でも、先生は登山口を塞ぐかのように立って、
涙目で私を見つめながら「もうこれ以上はだめ」と言った。
私は、突然登山ができなくなったことへのショックと混乱で、
涙が止まらなかった。

先生は他の生徒も見なければいけないので、登山口の先へと進んでいった。しばらくして、まだ登山口の前で泣きじゃくる私の隣にそっと座って声をかけてくれたのが学年主任の先生だった。
「諦めることが必要な時もあるんだ」
「心と身体はつながっている」

頭がパニックになっていて、先生の言葉を詳細に覚えていないことが悔やまれる。ただ、確かにこんなことは伝えてくれていた。

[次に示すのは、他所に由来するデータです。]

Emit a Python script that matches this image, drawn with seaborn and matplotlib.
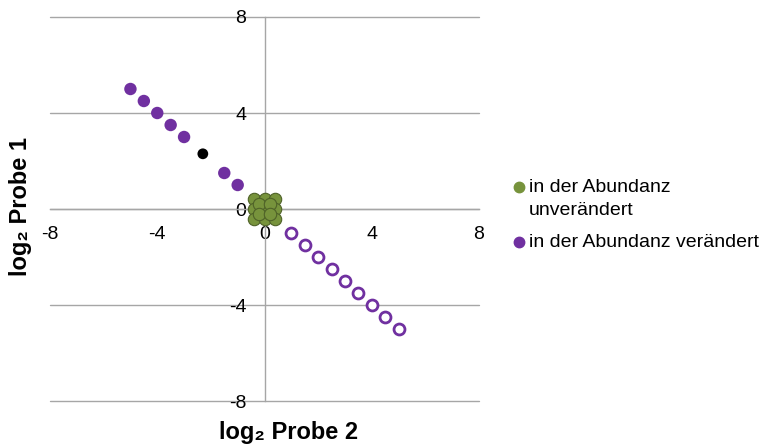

「頑張って登山をする」という行動は、決して不良行為のような道理から外れたことではなく、むしろ褒めて後押ししてくれるものだろう。
当時の私自身もそう思っていたし、そのような時は必ず周りの人が「いいよ、頑張って!」と応援してくれていた。
だからこそこの時、頑張ろうとしている自分を止める人間がいることを理解できなかった。

どうしたってその時は「登山ができない(行うのが危険)」という事実は変わらなかった。今考えれば、きっと事前に先生と親が話し合って決めていたのだろう。
しかし、その「できない事実を認める/受け入れる」ことが、この病気を治療していく第一歩であり、それを乗り越える=「できない事実」を受け入れることができれば、それはやがてひとつの強さとなるのだろう。